Another way to look at vision is by the objects it sees.
Vision either sees the presently visible, or the presently invisible, or both, or neither.
Vision doesn't see objects that are presently visible, because they are already being seen. Because they are already being seen, they do not need vision to see them. So this vision is not what is seeing them.
Vision doesn't see objects that are presently invisible. Invisible objects have the property of not being seen, so nothing can see them.
Vision doesn't see objects that are both visible and invisible because of a combination of the first two reasons above.
Vision doesn't see objects that are NEITHER visible nor invisible because we can REVERSE the first two reasons above.
Therefore vision doesn't see. If it doesn't see, then seeingness is not its intrinsic nature. Then it makes no sense to think that vision exists in the ultimate way that it appears to.
If vision doesn't exist, then how can visible objects exist?"[/i]
Well, I totally do not understand anything that you posted up until this point (above). That part about the jasmine flower just went right over my head. Can you explain it better?
But, this part here (above) is partly correct.
What is experienced
as "seeing" is an electronic pulse in the chemistry of the brain, triggered by light bouncing off objects and into the eyes. Technically, we don't even see objects. we only see light bouncing off objects.
Even ore technically, there is no 'we' seeing it. There is only awareness arising with objects of awareness.
That's why the whole thing about 'eye consciousness" , and so forth, doesn't make any sense to me
part is largely true. "Seeing" doesn't actually occur outside of being a manifestation of awareness. What occurs is awareness arising with physical brain activity, and experiencing that brain activity (which is all going on in total darkness, by the way) as the experience of 'sight'.
But "exist' is a somewhat meaningless term in Buddhism, I think.
If something 'exists' it must do so essentially
, meaning that if an object is broken down into component parts, each part contains that object in essence. But, there's not too much that does that.
So, the question "If vision doesn't exist, then how can visible objects exist?" is off the mark.
composite objects, cars, for example, arise and are perceived visually.
What makes them 'visible objects' has nothing to do with their arising as composites.
Take for example, a painting of a Buddha. Like a Tibetan thang'ka.
The image on that scroll of canvas or paper only arisies ("exists", if you want to use that word)

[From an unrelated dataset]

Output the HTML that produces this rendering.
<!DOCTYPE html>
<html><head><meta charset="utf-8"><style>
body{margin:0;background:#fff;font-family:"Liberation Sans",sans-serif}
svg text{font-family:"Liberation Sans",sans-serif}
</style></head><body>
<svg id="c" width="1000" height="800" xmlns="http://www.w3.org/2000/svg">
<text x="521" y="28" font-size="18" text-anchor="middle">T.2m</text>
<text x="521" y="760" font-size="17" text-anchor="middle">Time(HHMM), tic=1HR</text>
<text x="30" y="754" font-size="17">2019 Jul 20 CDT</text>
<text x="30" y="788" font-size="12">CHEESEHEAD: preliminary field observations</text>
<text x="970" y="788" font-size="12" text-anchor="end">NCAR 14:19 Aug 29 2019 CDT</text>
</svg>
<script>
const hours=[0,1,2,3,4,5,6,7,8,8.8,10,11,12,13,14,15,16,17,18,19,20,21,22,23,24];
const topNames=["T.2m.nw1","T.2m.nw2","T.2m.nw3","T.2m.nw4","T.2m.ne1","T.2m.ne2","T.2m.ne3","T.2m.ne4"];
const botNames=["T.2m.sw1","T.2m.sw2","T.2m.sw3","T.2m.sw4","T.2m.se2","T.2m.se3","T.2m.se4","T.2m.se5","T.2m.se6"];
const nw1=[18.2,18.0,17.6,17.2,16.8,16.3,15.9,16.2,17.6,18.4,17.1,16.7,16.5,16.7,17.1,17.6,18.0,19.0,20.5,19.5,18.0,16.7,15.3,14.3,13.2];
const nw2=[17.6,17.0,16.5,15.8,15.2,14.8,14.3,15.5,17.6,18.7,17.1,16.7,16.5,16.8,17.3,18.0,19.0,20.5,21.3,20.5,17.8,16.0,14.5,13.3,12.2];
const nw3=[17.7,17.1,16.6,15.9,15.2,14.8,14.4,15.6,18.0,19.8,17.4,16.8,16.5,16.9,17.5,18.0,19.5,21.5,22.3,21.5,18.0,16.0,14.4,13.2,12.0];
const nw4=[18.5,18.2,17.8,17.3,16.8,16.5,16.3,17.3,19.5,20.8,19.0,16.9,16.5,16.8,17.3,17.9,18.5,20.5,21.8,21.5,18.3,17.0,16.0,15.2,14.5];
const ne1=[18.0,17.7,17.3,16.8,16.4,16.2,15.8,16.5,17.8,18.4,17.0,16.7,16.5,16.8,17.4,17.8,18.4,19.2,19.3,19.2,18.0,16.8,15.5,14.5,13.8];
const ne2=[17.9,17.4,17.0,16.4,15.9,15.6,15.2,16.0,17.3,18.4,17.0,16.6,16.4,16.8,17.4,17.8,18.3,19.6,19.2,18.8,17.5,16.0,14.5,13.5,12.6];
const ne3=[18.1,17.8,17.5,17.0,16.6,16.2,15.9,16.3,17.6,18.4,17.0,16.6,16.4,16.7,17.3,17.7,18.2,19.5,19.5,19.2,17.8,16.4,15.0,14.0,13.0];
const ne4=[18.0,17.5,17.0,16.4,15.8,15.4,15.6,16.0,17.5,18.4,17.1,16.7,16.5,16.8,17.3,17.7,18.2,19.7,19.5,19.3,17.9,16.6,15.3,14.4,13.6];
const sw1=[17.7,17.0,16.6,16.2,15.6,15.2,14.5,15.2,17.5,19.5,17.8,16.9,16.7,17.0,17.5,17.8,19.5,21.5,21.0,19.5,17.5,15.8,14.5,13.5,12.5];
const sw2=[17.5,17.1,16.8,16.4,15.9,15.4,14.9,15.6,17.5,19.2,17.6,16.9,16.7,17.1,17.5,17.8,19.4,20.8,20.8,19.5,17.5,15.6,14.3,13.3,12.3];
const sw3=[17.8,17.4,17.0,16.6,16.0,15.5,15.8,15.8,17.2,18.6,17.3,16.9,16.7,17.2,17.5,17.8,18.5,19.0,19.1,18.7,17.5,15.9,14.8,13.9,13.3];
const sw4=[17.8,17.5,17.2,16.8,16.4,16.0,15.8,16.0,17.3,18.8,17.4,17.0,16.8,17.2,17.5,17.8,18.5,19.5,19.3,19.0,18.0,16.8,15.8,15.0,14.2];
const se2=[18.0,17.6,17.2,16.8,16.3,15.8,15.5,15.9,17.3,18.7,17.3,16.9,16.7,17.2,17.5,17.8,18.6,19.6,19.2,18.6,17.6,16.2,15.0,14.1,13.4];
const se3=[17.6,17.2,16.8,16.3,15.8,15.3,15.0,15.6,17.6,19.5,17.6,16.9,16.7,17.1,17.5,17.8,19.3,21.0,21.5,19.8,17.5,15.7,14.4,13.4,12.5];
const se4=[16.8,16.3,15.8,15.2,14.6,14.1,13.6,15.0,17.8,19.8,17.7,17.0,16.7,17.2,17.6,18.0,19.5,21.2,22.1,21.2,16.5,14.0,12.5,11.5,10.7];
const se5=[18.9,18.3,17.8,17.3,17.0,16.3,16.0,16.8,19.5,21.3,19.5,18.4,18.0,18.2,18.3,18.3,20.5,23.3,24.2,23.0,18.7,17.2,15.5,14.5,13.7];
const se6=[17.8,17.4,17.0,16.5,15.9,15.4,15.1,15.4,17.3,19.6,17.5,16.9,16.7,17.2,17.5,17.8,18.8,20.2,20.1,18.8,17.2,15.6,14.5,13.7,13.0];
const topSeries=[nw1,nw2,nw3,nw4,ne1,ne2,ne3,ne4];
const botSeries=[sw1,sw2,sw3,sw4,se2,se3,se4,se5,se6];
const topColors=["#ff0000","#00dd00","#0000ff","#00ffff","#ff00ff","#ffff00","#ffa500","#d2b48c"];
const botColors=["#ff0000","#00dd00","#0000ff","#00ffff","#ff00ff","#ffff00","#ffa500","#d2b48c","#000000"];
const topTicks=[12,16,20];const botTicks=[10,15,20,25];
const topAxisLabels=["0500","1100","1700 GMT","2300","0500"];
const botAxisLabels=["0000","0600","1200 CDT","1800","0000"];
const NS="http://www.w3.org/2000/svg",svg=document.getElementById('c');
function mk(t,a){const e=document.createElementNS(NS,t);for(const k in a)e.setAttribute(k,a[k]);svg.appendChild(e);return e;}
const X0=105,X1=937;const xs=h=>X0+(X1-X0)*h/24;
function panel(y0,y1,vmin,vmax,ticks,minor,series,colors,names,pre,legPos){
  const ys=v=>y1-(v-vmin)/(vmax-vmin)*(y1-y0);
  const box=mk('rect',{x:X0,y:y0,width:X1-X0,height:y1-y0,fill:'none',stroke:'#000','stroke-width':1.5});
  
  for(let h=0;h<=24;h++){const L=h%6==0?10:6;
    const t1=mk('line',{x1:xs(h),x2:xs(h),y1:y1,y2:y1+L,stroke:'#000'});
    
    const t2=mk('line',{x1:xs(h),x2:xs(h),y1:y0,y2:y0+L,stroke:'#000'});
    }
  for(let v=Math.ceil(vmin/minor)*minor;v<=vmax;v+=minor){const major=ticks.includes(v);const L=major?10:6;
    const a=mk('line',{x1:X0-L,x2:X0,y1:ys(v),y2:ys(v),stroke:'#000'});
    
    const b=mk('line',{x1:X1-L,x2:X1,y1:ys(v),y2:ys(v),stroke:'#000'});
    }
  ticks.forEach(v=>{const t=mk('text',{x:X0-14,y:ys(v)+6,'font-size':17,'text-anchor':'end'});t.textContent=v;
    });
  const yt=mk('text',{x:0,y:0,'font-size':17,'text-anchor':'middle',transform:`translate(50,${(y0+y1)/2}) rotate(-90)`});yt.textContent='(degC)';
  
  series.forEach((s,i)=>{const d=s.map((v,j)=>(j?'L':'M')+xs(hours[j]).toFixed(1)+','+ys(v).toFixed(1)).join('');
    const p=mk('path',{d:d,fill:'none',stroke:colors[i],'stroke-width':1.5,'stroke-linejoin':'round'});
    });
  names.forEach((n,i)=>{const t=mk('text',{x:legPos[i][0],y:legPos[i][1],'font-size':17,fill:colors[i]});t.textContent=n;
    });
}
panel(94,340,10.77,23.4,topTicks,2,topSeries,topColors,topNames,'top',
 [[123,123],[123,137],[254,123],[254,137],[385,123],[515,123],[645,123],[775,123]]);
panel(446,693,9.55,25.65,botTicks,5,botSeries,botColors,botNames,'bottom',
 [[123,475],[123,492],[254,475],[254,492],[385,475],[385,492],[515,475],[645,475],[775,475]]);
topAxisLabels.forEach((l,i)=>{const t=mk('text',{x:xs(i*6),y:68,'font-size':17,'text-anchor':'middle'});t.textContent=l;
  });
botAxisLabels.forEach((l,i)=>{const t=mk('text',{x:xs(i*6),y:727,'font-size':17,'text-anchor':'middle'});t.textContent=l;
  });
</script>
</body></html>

in the presence of light. If you put that painting into a lightproof room,
that image isn't there. It's not just that it's there but you can't see it.
without light, there is no painted image.
But there is the cause
of a painting of a Buddha (well, part of a cause, anyway).
for a specific image to arise is there,
because the different chemicals in the paint on the surface of that canvas are there
and they can reflect different parts of the visible light spectrum.
So, the potential for a visible object may be present.
Otherwise, everything in the world would vanish for a split second every time your eyes blinked.
Just imagine how annoying that would be.